If you need a result to perform the next operation, you have something greater than a RAW hazard. RAW is not necessarily guaranteed to stall whereas a dependency in the result, regardless of the register it's supposed to land in, can't be optimized away without creating opportunities for register renaming and instruction re-ordering to work. It's probably going a little far to say that the author doesn't understand the pipeline. I thought they were over-simplifying the pipeline stages, but the potential for register renaming an instruction reordering don't fundamentally change on AMD vs Intel's x86 CPU's while they do change depending on how you write your C. The results speak for themselves.

djcapelis · on Feb 4, 2014

> but the potential for register renaming an instruction reordering don't fundamentally change on AMD vs Intel's x86 CPU's

People are writing code to run on a lot more than x86_64 these days. The author's way of optimizing is actually more correct for an in-order pipeline than an out-of-order one and that is probably the correct approach for multi-architecture code.

But the author's approach is not particularly well informed by knowledge of what's actually happening in the pipeline of a modern x86 processor. Nor does, in this case, it particularly matter. Which is why the author's assertion that knowing about the pipeline will help with code optimization is somewhat ironic, since they are modeling their optimization using a completely different pipeline than the processor actually implements.

And more interestingly, that's probably the correct way to do it for code that you expect to run on more than one processor generation, or certainly for code that runs on more than one processor architecture.

pslam · on Feb 4, 2014

He points out this is a simplification several times:

  "For the sake of simplicity, imagine the CPU’s pipeline
  depth is 3. At a given time, it can fetch, execute and
  finish one instruction"

and later:

  "I don’t know whether this scheduling is optimal for the
  (incorrect) assumption of a 3-stage pipeline, but it
  does look pretty good. Also, loading a0, a1 etc. from
  memory hasn't been covered for the sake of simplicity."

This wouldn't be anywhere near as readable an article if it covered the gory details of multiple decode, dispatch and register renaming. The same analysis still applies reasonably well to an out-of-order pipeline.

djcapelis · on Feb 4, 2014

The simplification the author points out is arbitrarily picking a pipeline depth of three, not that they simplified the entire concept of what the pipeline is actually doing.

As I've stated multiple times, it's a totally valid way to model it, but it is also useful and important to know it is not how the processor actually works.

knappador · on Feb 4, 2014

To be clear, are you trying to point out that their charts look like in-order modelling on an out-of-order CPU?

Sequential dependencies, especially those existing in looping calculations, turn out-of-order execution into in-order execution. There's no way to re-order the execution beyond some degree of dependency. I don't know what the word for it is, but an engineer will sooner compress a movie to one bit than enable re-ordering certain kinds of sequential dependencies. There's nothing left to do out-of-order because all potential instructions are waiting for something in-order.

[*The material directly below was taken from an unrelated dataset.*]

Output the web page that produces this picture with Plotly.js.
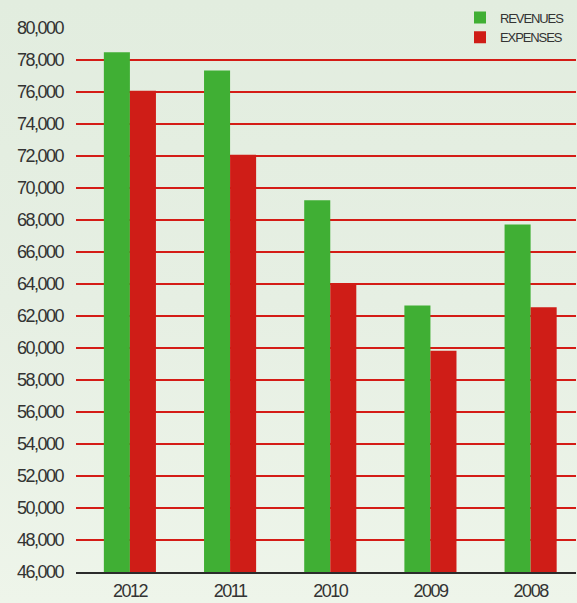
<!DOCTYPE html>
<html>
<head>
<meta charset="utf-8">
<script src="https://cdn.plot.ly/plotly-3.0.1.min.js"></script>
<style>
html,body{margin:0;padding:0;}
#chart{width:577px;height:603px;background:linear-gradient(to bottom,#e2eddf 0%,#e6efe3 50%,#eef5ea 100%);}
#chart .xtick text, #chart .ytick text{letter-spacing:-1.5px;}
#chart .legendtext{letter-spacing:-1.1px;}
</style>
</head>
<body>
<div id="chart"></div>
<script>
var years = ['2012', '2011', '2010', '2009', '2008'];
var revenues = [78480, 77340, 69230, 62660, 67720];
var expenses = [76080, 72080, 64020, 59830, 62540];
var yTicks = [46000,48000,50000,52000,54000,56000,58000,60000,62000,64000,66000,68000,70000,72000,74000,76000,78000,80000];

var fontFam = '"Liberation Sans", Arial, sans-serif';

var data = [
  {type:'bar', name:'REVENUES', x:years, y:revenues, marker:{color:'#40af34', line:{width:0}}},
  {type:'bar', name:'EXPENSES', x:years, y:expenses, marker:{color:'#cf1d17', line:{width:0}}}
];

var layout = {
  width:577, height:603,
  margin:{l:76, r:0, t:27, b:31, pad:0},
  paper_bgcolor:'rgba(0,0,0,0)',
  plot_bgcolor:'rgba(0,0,0,0)',
  barmode:'group',
  bargap:0.48,
  bargroupgap:0,
  showlegend:true,
  legend:{x:0.768, y:1.045, xanchor:'left', yanchor:'top', bgcolor:'rgba(0,0,0,0)',
          font:{family:fontFam, size:13, color:'#333333'}, tracegroupgap:0, itemwidth:30},
  font:{family:fontFam, color:'#333333'},
  xaxis:{type:'category', range:[-0.538, 4.453], showgrid:false, zeroline:false,
         showline:true, linecolor:'#2b2b2b', linewidth:2, ticks:'',
         tickfont:{family:fontFam, size:18, color:'#333333'}, ticklabelstandoff:1},
  yaxis:{range:[46000, 80060], tickvals:yTicks, tickformat:',d', showgrid:true,
         gridcolor:'#d41c16', gridwidth:1.2, zeroline:false, showline:false, ticks:'',
         tickfont:{family:fontFam, size:18, color:'#333333'}, ticklabelstandoff:12}
};

Plotly.newPlot('chart', data, layout, {displayModeBar:false, staticPlot:true});
</script>
</body>
</html>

djcapelis · on Feb 4, 2014

This isn't even a loop. But yes, the critical path and its dependencies is the main factor in determining the run speed of the instruction sequence unless your processor is balls crazy enough to value predict. ;)

(It has never been successfully implemented, but a few papers have been written on it. There's actually some interesting possibilities that essentially involve value speculation and then forking an SMT thread and finding out whether or not to squash it later.)

knappador · on Feb 4, 2014

I'm so glad we're not talking about javascript ^____^

userbinator · on Feb 4, 2014

One thing really missing from this article that I'd like to see is a listing of the actual instructions generated by the compiler in each case.

knappador · on Feb 4, 2014

objdump and just look for the function names. Autovectorization is about the only curve-ball I would expect, but I haven't seen compilers being especially smart about the pipeline or SIMD.